Record list |
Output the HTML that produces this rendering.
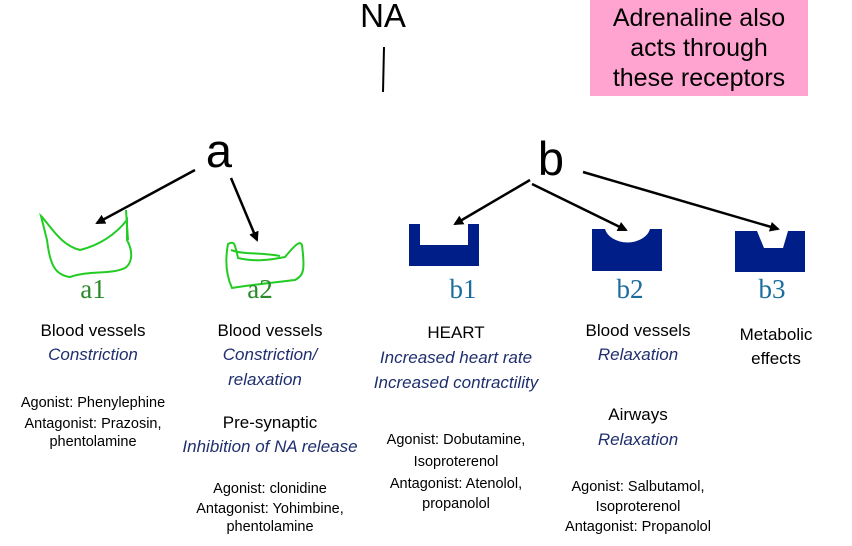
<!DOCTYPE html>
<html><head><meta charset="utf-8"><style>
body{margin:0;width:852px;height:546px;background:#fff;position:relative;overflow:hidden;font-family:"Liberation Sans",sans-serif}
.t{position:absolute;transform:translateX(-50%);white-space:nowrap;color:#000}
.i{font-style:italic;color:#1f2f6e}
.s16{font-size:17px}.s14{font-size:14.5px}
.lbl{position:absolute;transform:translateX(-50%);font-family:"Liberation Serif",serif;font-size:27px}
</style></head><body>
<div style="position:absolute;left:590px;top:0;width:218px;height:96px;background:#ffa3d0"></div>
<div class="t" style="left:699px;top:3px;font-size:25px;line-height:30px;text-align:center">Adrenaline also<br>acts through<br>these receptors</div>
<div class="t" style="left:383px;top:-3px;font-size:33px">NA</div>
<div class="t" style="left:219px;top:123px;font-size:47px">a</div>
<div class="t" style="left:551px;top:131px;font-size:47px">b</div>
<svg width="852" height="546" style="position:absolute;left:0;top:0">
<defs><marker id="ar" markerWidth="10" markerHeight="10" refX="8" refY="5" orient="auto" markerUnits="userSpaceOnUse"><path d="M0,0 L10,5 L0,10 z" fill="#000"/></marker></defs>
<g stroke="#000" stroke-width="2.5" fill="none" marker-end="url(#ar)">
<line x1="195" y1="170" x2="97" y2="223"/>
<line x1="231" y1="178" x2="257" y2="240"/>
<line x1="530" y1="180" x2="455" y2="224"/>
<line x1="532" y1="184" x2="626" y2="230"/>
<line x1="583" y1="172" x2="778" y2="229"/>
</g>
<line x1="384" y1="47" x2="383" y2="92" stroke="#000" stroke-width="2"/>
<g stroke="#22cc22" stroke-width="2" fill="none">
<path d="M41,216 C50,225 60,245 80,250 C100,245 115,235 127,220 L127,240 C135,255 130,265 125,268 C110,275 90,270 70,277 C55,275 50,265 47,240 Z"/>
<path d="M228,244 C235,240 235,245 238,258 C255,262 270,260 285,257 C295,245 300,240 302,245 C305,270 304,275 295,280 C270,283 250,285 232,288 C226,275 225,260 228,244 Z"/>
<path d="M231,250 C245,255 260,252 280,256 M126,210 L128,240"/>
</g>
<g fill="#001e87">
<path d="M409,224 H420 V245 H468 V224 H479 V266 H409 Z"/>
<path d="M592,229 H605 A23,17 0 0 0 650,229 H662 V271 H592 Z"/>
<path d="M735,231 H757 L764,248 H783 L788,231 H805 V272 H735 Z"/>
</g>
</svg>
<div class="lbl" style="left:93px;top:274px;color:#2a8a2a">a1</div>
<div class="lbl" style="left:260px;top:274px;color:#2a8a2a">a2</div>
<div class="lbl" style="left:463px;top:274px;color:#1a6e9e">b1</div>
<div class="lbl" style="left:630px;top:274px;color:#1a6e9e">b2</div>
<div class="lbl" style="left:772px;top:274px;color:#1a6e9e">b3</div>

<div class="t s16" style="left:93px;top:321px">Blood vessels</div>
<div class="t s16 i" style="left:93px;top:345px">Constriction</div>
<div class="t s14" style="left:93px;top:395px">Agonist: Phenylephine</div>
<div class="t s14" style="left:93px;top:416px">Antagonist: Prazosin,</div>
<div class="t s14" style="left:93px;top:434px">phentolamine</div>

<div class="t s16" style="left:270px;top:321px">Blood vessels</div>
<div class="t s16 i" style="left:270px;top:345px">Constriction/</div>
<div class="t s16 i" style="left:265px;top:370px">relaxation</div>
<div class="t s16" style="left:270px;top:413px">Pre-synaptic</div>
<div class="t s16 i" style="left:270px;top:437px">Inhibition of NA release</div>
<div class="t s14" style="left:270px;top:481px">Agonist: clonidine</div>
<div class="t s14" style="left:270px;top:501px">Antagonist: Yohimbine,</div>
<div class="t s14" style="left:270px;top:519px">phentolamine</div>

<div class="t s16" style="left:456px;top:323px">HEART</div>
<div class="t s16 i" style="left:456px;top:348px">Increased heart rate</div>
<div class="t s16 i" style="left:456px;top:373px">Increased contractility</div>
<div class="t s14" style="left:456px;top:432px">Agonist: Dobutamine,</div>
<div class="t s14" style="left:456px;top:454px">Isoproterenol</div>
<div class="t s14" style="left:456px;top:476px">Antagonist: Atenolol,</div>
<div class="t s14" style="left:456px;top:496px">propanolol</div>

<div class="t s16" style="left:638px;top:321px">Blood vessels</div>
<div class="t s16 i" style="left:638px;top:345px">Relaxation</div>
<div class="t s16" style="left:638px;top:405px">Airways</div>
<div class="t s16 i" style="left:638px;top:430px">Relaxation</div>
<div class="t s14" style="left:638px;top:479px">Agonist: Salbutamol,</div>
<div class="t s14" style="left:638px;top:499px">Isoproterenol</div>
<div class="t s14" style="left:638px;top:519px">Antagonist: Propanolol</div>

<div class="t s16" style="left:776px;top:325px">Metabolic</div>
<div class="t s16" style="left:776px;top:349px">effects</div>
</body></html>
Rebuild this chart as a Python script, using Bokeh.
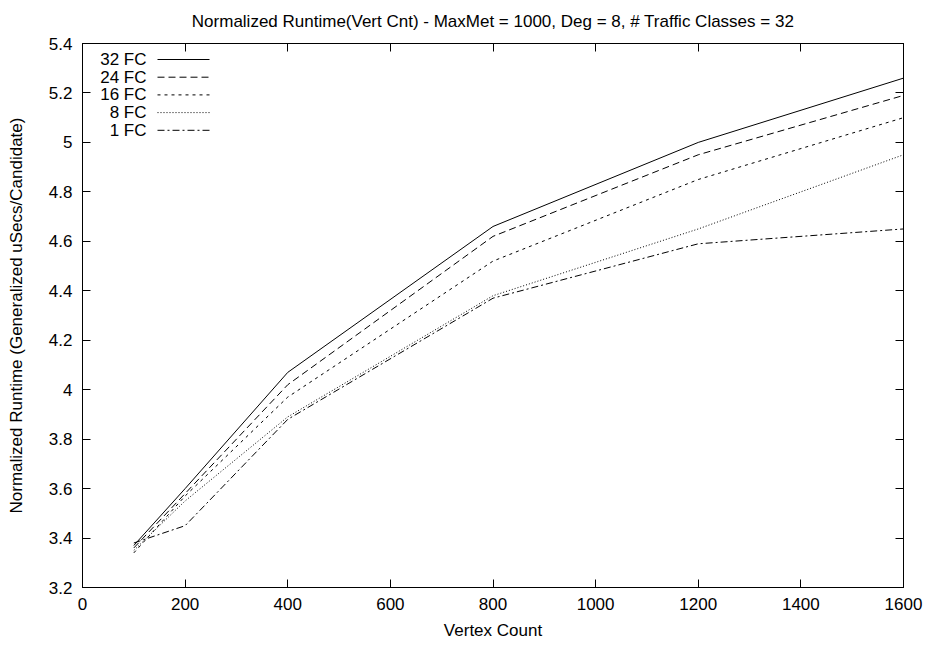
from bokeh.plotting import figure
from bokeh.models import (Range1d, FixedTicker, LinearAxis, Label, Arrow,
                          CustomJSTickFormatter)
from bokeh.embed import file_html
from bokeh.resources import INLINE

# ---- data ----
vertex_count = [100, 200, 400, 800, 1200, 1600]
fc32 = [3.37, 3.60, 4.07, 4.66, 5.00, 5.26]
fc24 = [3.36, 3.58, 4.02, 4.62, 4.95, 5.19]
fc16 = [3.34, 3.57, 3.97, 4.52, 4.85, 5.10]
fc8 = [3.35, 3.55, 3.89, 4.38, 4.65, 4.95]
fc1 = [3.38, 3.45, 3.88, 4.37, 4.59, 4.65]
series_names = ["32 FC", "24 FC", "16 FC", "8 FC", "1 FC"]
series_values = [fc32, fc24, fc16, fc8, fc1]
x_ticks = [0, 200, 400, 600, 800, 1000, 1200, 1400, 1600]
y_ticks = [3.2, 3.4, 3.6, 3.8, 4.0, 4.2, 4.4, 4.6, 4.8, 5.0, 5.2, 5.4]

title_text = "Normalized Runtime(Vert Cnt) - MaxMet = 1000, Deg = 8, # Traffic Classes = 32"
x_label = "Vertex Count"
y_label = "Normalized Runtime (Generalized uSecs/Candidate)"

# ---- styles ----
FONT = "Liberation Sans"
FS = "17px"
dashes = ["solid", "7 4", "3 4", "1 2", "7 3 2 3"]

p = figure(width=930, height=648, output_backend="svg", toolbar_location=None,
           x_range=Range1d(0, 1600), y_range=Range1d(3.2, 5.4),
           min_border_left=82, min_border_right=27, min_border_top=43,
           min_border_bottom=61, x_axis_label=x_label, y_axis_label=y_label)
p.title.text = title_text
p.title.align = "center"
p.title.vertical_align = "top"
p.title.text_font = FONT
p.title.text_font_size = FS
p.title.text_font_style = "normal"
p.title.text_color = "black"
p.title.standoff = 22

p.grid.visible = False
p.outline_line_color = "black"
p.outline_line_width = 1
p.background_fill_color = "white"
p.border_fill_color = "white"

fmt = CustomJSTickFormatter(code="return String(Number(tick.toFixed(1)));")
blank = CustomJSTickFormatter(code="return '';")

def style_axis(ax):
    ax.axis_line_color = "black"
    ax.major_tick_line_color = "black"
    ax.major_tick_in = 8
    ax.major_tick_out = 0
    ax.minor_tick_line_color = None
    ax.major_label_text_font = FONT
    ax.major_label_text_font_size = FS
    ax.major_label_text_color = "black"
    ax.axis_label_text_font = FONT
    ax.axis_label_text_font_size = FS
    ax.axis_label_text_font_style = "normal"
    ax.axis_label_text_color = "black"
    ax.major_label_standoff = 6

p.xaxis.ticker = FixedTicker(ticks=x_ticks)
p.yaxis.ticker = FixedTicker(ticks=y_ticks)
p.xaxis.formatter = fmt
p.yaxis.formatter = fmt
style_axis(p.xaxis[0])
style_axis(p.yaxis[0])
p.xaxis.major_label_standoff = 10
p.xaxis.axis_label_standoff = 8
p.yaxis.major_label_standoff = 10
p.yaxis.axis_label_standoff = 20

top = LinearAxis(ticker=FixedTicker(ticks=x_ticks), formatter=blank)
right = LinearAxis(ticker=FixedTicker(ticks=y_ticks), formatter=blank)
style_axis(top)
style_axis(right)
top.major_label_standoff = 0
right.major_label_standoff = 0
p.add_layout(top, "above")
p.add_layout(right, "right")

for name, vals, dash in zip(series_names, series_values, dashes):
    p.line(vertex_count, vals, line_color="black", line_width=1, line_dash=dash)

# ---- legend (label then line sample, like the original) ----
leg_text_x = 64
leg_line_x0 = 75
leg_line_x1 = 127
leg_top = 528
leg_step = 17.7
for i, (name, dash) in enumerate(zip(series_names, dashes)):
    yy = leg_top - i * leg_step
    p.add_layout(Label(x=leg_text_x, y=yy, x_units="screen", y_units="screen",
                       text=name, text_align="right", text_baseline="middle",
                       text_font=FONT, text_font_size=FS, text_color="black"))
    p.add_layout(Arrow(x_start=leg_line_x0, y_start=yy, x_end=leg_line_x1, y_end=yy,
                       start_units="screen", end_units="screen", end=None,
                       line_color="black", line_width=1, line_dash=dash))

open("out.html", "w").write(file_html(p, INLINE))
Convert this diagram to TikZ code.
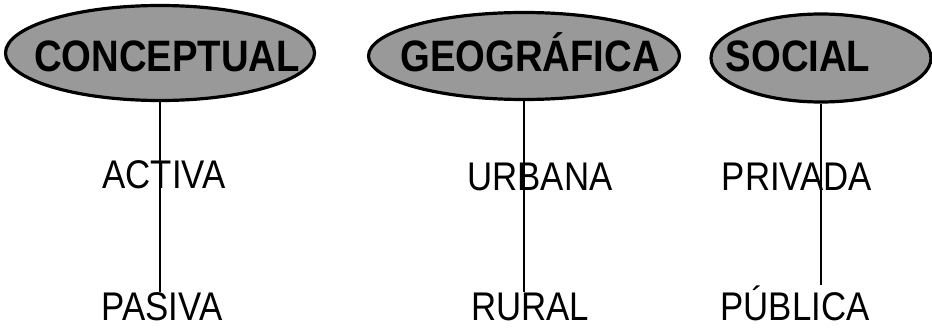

Exercise |
Pull out all lines in the data above that include "this".

Output of the exercise |
Output the HTML that produces this rendering.
Rebuild this chart as a Python script, using Bokeh.
Convert this diagram to TikZ code.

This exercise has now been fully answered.